Reproduce, exactly and in full, the lines from the one with "Convert this chart to D3.js code." through the one with "const fmt = d" in the data below; drop pictures.

--- start of ENTRIES SHOWN ---

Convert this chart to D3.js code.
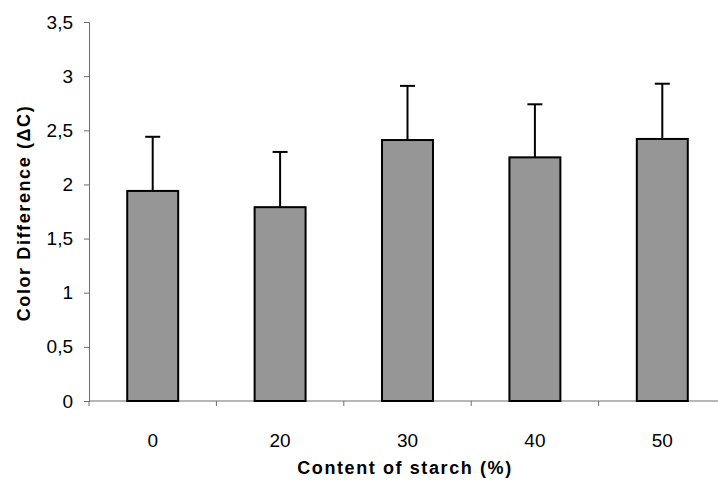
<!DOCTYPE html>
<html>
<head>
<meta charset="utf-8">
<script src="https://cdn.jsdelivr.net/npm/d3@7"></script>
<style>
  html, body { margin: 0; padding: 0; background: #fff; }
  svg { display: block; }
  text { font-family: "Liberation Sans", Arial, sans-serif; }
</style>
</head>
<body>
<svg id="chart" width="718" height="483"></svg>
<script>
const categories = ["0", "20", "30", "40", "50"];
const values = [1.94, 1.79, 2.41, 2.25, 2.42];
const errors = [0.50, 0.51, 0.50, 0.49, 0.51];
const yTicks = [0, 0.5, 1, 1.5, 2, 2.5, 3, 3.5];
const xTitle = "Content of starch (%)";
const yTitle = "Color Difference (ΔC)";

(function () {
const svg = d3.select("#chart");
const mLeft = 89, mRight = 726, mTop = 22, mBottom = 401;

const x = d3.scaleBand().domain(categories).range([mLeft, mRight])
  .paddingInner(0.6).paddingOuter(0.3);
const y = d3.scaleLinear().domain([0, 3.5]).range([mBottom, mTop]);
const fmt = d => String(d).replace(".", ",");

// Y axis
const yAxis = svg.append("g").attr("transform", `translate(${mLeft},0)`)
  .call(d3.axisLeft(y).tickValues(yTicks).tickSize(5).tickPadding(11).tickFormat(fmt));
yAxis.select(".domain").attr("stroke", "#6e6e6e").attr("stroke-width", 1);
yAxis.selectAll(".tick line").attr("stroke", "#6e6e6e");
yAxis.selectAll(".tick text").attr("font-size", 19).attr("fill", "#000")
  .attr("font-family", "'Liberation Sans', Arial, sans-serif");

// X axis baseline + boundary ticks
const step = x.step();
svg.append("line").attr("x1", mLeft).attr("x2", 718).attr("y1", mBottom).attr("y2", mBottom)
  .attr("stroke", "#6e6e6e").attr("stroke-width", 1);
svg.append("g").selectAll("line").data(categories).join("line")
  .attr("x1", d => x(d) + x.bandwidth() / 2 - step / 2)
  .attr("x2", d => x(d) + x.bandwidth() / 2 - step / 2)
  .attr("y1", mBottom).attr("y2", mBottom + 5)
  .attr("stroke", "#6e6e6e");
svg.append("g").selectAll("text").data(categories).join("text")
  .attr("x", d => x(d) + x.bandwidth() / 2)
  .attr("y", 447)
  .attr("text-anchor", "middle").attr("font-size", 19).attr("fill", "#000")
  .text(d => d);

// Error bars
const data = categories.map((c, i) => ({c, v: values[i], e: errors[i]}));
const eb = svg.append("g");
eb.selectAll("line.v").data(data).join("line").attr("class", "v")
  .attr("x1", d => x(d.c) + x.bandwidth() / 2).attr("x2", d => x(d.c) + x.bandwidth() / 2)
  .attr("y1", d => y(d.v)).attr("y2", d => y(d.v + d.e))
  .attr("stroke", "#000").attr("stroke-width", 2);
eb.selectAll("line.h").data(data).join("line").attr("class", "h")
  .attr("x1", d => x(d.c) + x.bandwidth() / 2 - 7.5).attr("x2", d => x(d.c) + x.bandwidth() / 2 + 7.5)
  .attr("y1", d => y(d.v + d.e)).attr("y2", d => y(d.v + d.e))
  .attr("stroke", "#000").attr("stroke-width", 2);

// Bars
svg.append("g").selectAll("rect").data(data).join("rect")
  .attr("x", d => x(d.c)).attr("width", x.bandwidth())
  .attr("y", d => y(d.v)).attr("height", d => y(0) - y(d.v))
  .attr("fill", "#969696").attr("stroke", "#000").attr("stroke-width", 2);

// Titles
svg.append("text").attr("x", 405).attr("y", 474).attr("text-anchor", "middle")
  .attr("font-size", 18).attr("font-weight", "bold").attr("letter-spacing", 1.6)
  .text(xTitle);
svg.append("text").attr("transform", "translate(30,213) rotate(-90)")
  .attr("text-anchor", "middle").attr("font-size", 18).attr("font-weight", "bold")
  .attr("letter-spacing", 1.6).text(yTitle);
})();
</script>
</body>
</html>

--- end of ENTRIES SHOWN ---
--- start of ENTRIES SHOWN ---

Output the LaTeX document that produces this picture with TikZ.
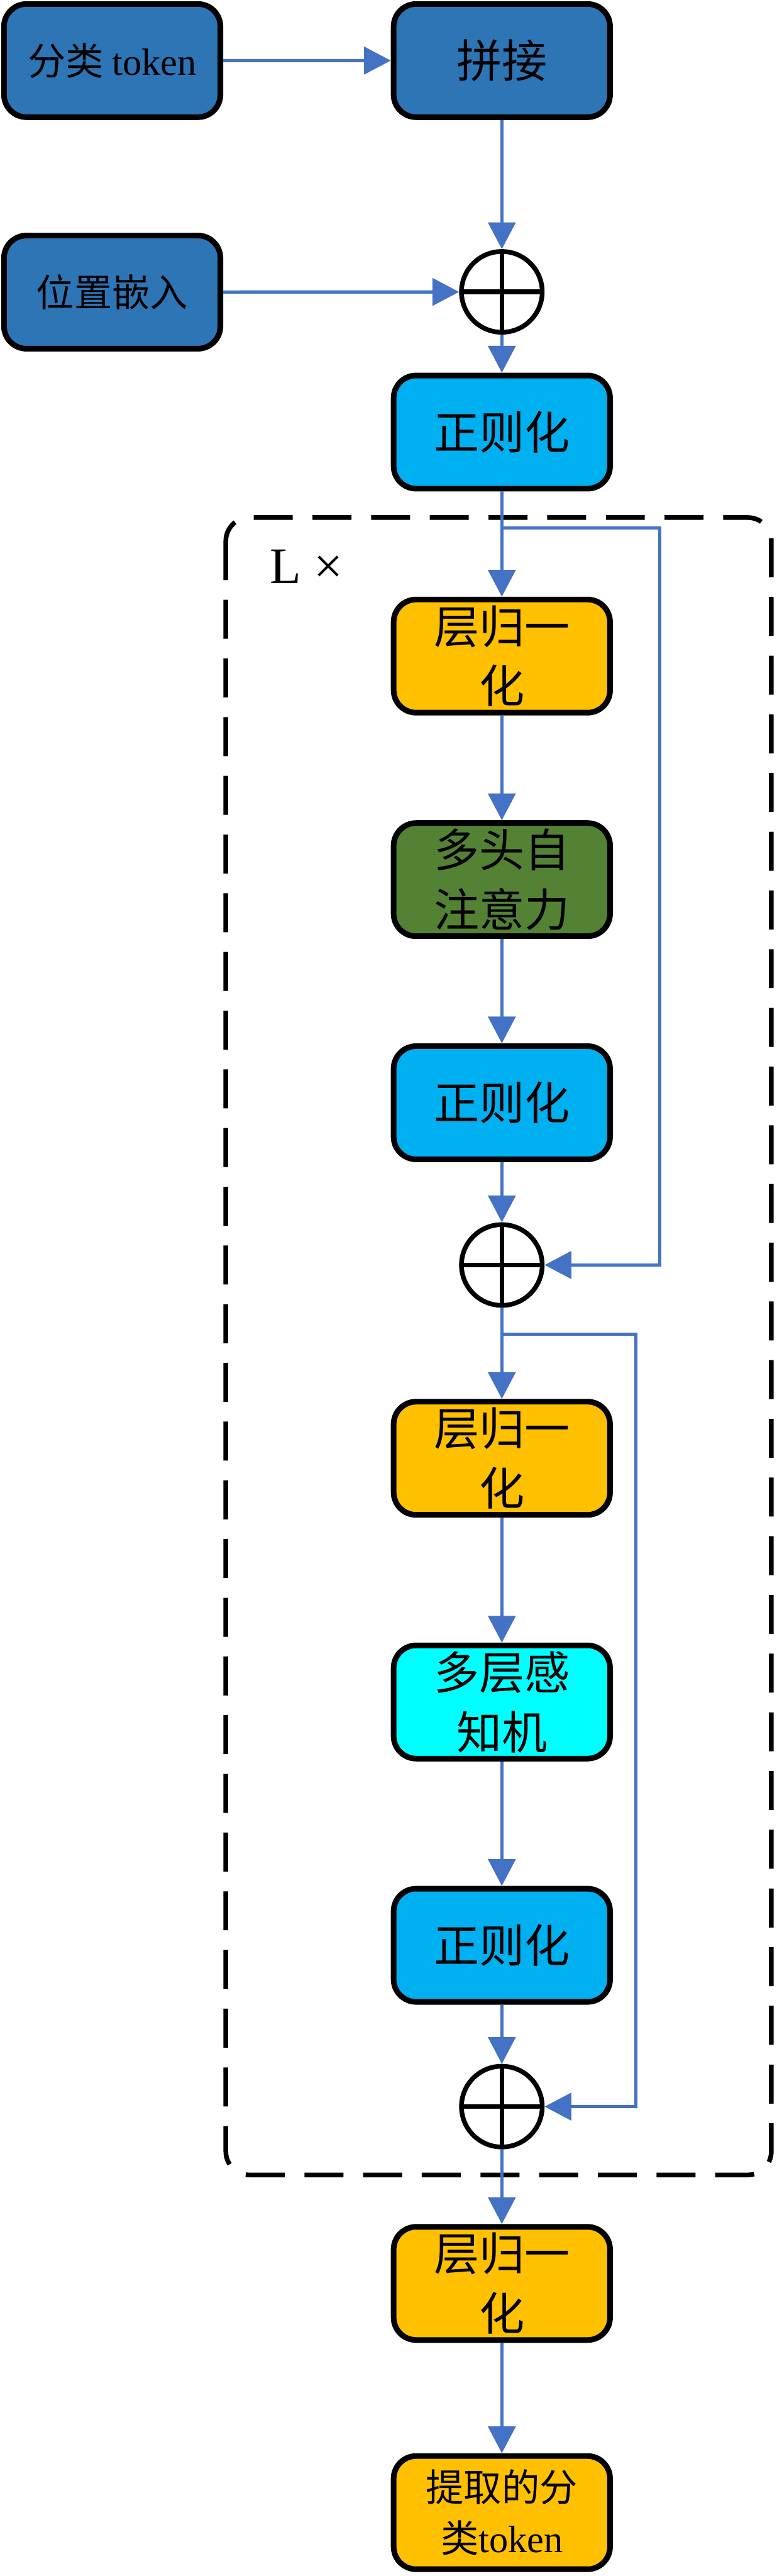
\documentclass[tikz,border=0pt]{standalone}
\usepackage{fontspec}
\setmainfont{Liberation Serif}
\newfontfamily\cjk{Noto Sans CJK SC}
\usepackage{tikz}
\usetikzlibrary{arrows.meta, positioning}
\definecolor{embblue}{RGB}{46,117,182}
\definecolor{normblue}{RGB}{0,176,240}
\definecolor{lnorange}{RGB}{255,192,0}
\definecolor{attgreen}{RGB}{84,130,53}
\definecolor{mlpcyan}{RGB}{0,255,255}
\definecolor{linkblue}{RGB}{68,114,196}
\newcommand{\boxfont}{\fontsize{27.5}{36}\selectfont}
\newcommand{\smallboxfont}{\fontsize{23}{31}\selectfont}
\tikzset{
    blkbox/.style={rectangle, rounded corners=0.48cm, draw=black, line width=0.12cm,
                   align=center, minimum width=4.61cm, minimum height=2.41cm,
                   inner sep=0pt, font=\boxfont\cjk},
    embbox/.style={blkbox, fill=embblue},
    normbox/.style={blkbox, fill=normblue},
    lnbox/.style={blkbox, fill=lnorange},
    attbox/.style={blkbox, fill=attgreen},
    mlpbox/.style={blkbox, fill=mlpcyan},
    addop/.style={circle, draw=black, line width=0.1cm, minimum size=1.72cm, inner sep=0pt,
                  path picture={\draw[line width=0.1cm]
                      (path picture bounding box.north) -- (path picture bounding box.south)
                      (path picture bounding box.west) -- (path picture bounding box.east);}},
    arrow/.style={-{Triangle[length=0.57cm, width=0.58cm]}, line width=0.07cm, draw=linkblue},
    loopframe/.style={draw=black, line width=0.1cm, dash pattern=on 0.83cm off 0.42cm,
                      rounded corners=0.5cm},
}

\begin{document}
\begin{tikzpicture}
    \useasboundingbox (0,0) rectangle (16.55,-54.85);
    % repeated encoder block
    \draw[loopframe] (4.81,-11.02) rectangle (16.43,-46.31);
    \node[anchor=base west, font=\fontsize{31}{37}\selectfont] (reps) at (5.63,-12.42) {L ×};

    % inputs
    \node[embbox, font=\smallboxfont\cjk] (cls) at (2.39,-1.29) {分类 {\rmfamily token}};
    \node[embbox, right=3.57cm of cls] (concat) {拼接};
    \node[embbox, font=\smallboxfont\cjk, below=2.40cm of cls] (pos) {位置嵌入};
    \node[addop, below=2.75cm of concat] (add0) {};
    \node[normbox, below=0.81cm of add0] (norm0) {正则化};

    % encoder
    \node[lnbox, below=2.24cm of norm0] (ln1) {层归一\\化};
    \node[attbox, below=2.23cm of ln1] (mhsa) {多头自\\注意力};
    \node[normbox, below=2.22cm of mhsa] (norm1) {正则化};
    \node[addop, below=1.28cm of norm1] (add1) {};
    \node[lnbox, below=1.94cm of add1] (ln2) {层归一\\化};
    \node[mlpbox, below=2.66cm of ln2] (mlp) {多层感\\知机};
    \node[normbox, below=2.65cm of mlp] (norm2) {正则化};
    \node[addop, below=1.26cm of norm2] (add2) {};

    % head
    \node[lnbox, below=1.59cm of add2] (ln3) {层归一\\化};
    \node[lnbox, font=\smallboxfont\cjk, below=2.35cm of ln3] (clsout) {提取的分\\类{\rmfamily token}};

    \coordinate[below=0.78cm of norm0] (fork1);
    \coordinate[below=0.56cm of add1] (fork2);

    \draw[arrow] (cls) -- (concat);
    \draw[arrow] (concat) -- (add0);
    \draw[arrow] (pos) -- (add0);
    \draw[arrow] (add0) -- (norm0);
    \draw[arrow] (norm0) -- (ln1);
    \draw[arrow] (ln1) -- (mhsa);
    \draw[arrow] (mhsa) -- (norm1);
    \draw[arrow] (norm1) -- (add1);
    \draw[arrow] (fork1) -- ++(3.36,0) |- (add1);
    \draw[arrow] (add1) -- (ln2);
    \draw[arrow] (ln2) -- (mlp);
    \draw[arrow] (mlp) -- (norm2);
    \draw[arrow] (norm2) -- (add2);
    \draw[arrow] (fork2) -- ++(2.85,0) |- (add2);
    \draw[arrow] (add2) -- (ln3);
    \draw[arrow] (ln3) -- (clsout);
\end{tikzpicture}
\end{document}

--- end of ENTRIES SHOWN ---
--- start of ENTRIES SHOWN ---

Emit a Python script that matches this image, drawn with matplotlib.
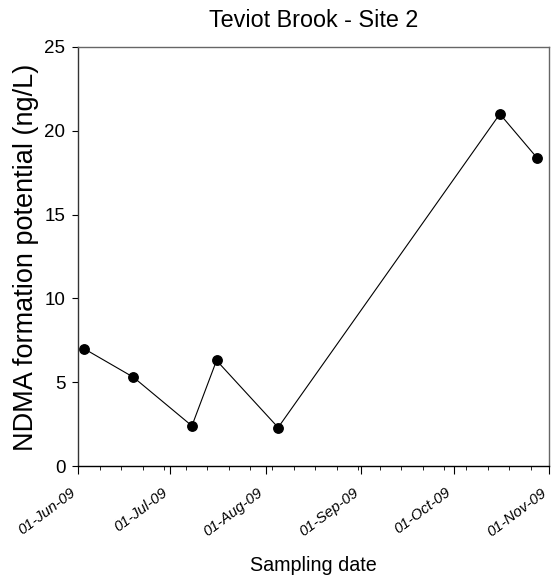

--- end of ENTRIES SHOWN ---

* _ANSWER TO THIS EXERCISE_:
Convert this chart to D3.js code.
<!DOCTYPE html>
<html>
<head>
<meta charset="utf-8">
<script src="https://cdn.jsdelivr.net/npm/d3@7"></script>
<style>
  html, body { margin: 0; padding: 0; background: #fff; }
  svg { display: block; }
  text { font-family: "Liberation Sans", Arial, sans-serif; }
</style>
</head>
<body>
<svg id="chart" width="718" height="483"></svg>
<script>
const categories = ["0", "20", "30", "40", "50"];
const values = [1.94, 1.79, 2.41, 2.25, 2.42];
const errors = [0.50, 0.51, 0.50, 0.49, 0.51];
const yTicks = [0, 0.5, 1, 1.5, 2, 2.5, 3, 3.5];
const xTitle = "Content of starch (%)";
const yTitle = "Color Difference (ΔC)";

(function () {
const svg = d3.select("#chart");
const mLeft = 89, mRight = 726, mTop = 22, mBottom = 401;

const x = d3.scaleBand().domain(categories).range([mLeft, mRight])
  .paddingInner(0.6).paddingOuter(0.3);
const y = d3.scaleLinear().domain([0, 3.5]).range([mBottom, mTop]);
const fmt = d => String(d).replace(".", ",");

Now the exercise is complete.